REQUIRED TASK:
Every line of the material is to be quoted verbatim, minus the pictures.

## begin

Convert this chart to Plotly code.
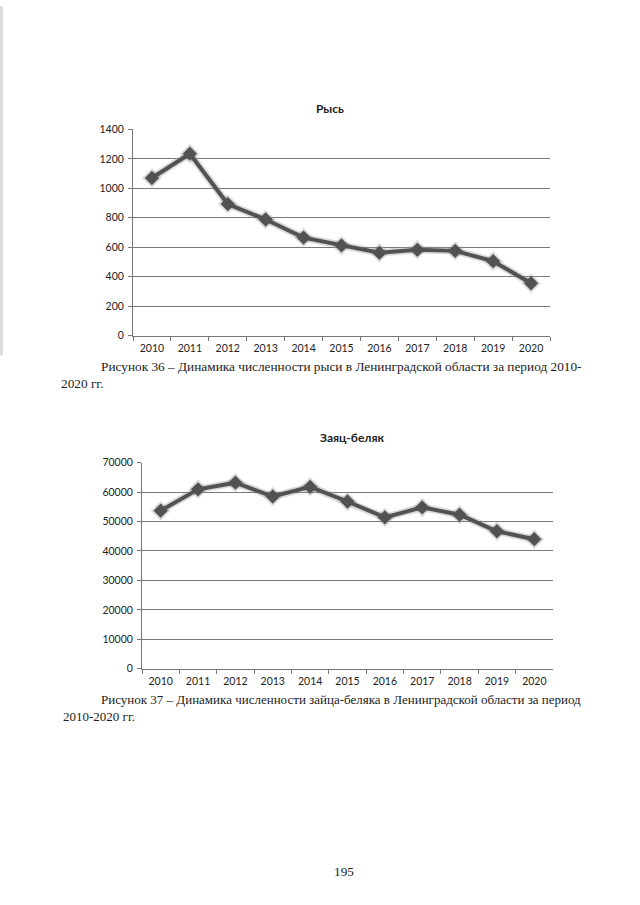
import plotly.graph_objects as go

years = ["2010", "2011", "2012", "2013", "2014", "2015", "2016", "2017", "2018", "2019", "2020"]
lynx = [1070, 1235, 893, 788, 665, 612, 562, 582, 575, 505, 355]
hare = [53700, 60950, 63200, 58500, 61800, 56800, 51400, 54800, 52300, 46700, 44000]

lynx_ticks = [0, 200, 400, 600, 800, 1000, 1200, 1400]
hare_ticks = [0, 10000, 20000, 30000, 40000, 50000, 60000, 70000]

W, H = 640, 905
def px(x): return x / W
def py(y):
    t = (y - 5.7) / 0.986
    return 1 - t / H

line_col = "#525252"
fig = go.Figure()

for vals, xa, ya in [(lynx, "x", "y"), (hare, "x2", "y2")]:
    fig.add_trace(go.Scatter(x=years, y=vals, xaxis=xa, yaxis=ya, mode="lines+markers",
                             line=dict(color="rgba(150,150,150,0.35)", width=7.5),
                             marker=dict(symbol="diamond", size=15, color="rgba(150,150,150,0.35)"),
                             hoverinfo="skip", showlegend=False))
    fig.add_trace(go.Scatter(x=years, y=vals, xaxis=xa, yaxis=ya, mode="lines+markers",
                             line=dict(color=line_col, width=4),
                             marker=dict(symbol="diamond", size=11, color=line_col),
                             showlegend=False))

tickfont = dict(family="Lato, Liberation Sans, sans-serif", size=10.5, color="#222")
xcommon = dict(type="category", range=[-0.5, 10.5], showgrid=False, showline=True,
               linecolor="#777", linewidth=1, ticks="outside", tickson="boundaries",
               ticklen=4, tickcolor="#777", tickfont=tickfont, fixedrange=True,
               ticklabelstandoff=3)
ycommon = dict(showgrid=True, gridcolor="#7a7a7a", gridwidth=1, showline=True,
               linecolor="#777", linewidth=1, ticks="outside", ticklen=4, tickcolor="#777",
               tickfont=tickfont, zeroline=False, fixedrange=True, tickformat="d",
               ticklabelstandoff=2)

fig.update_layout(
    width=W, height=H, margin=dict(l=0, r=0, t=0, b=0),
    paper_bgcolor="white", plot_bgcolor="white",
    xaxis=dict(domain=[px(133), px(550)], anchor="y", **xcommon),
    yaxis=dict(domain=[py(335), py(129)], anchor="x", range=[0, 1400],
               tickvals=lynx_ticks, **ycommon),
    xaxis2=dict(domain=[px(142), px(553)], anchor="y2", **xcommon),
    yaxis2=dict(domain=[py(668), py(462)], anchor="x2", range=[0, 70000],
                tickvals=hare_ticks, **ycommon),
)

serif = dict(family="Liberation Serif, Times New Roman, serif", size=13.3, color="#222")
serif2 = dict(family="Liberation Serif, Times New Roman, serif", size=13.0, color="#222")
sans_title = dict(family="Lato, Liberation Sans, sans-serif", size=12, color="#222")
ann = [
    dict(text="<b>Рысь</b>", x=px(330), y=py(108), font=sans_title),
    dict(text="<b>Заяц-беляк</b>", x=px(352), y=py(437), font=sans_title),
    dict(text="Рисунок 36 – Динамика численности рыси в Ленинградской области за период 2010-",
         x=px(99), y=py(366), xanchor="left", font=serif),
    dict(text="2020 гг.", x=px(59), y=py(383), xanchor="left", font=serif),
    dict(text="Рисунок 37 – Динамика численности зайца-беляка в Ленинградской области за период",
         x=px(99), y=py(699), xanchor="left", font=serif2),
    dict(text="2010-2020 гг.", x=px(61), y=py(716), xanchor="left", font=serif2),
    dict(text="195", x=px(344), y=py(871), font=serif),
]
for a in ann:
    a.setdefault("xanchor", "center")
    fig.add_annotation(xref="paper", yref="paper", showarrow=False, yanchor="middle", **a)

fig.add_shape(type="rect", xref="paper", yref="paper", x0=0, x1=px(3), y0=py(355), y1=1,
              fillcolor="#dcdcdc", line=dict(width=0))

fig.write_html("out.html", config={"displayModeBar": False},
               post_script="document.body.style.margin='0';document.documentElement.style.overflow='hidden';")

## end

FINAL RESULT:
Convert this chart to Plotly code.
import plotly.graph_objects as go

years = ["2010", "2011", "2012", "2013", "2014", "2015", "2016", "2017", "2018", "2019", "2020"]
lynx = [1070, 1235, 893, 788, 665, 612, 562, 582, 575, 505, 355]
hare = [53700, 60950, 63200, 58500, 61800, 56800, 51400, 54800, 52300, 46700, 44000]

lynx_ticks = [0, 200, 400, 600, 800, 1000, 1200, 1400]
hare_ticks = [0, 10000, 20000, 30000, 40000, 50000, 60000, 70000]

W, H = 640, 905
def px(x): return x / W
def py(y):
    t = (y - 5.7) / 0.986
    return 1 - t / H

line_col = "#525252"
fig = go.Figure()

for vals, xa, ya in [(lynx, "x", "y"), (hare, "x2", "y2")]:
    fig.add_trace(go.Scatter(x=years, y=vals, xaxis=xa, yaxis=ya, mode="lines+markers",
                             line=dict(color="rgba(150,150,150,0.35)", width=7.5),
                             marker=dict(symbol="diamond", size=15, color="rgba(150,150,150,0.35)"),
                             hoverinfo="skip", showlegend=False))
    fig.add_trace(go.Scatter(x=years, y=vals, xaxis=xa, yaxis=ya, mode="lines+markers",
                             line=dict(color=line_col, width=4),
                             marker=dict(symbol="diamond", size=11, color=line_col),
                             showlegend=False))

tickfont = dict(family="Lato, Liberation Sans, sans-serif", size=10.5, color="#222")
xcommon = dict(type="category", range=[-0.5, 10.5], showgrid=False, showline=True,
               linecolor="#777", linewidth=1, ticks="outside", tickson="boundaries",
               ticklen=4, tickcolor="#777", tickfont=tickfont, fixedrange=True,
               ticklabelstandoff=3)
ycommon = dict(showgrid=True, gridcolor="#7a7a7a", gridwidth=1, showline=True,
               linecolor="#777", linewidth=1, ticks="outside", ticklen=4, tickcolor="#777",
               tickfont=tickfont, zeroline=False, fixedrange=True, tickformat="d",
               ticklabelstandoff=2)

fig.update_layout(
    width=W, height=H, margin=dict(l=0, r=0, t=0, b=0),
    paper_bgcolor="white", plot_bgcolor="white",
    xaxis=dict(domain=[px(133), px(550)], anchor="y", **xcommon),
    yaxis=dict(domain=[py(335), py(129)], anchor="x", range=[0, 1400],
               tickvals=lynx_ticks, **ycommon),
    xaxis2=dict(domain=[px(142), px(553)], anchor="y2", **xcommon),
    yaxis2=dict(domain=[py(668), py(462)], anchor="x2", range=[0, 70000],
                tickvals=hare_ticks, **ycommon),
)

serif = dict(family="Liberation Serif, Times New Roman, serif", size=13.3, color="#222")
serif2 = dict(family="Liberation Serif, Times New Roman, serif", size=13.0, color="#222")
sans_title = dict(family="Lato, Liberation Sans, sans-serif", size=12, color="#222")
ann = [
    dict(text="<b>Рысь</b>", x=px(330), y=py(108), font=sans_title),
    dict(text="<b>Заяц-беляк</b>", x=px(352), y=py(437), font=sans_title),
    dict(text="Рисунок 36 – Динамика численности рыси в Ленинградской области за период 2010-",
         x=px(99), y=py(366), xanchor="left", font=serif),
    dict(text="2020 гг.", x=px(59), y=py(383), xanchor="left", font=serif),
    dict(text="Рисунок 37 – Динамика численности зайца-беляка в Ленинградской области за период",
         x=px(99), y=py(699), xanchor="left", font=serif2),
    dict(text="2010-2020 гг.", x=px(61), y=py(716), xanchor="left", font=serif2),
    dict(text="195", x=px(344), y=py(871), font=serif),
]
for a in ann:
    a.setdefault("xanchor", "center")
    fig.add_annotation(xref="paper", yref="paper", showarrow=False, yanchor="middle", **a)

fig.add_shape(type="rect", xref="paper", yref="paper", x0=0, x1=px(3), y0=py(355), y1=1,
              fillcolor="#dcdcdc", line=dict(width=0))

fig.write_html("out.html", config={"displayModeBar": False},
               post_script="document.body.style.margin='0';document.documentElement.style.overflow='hidden';")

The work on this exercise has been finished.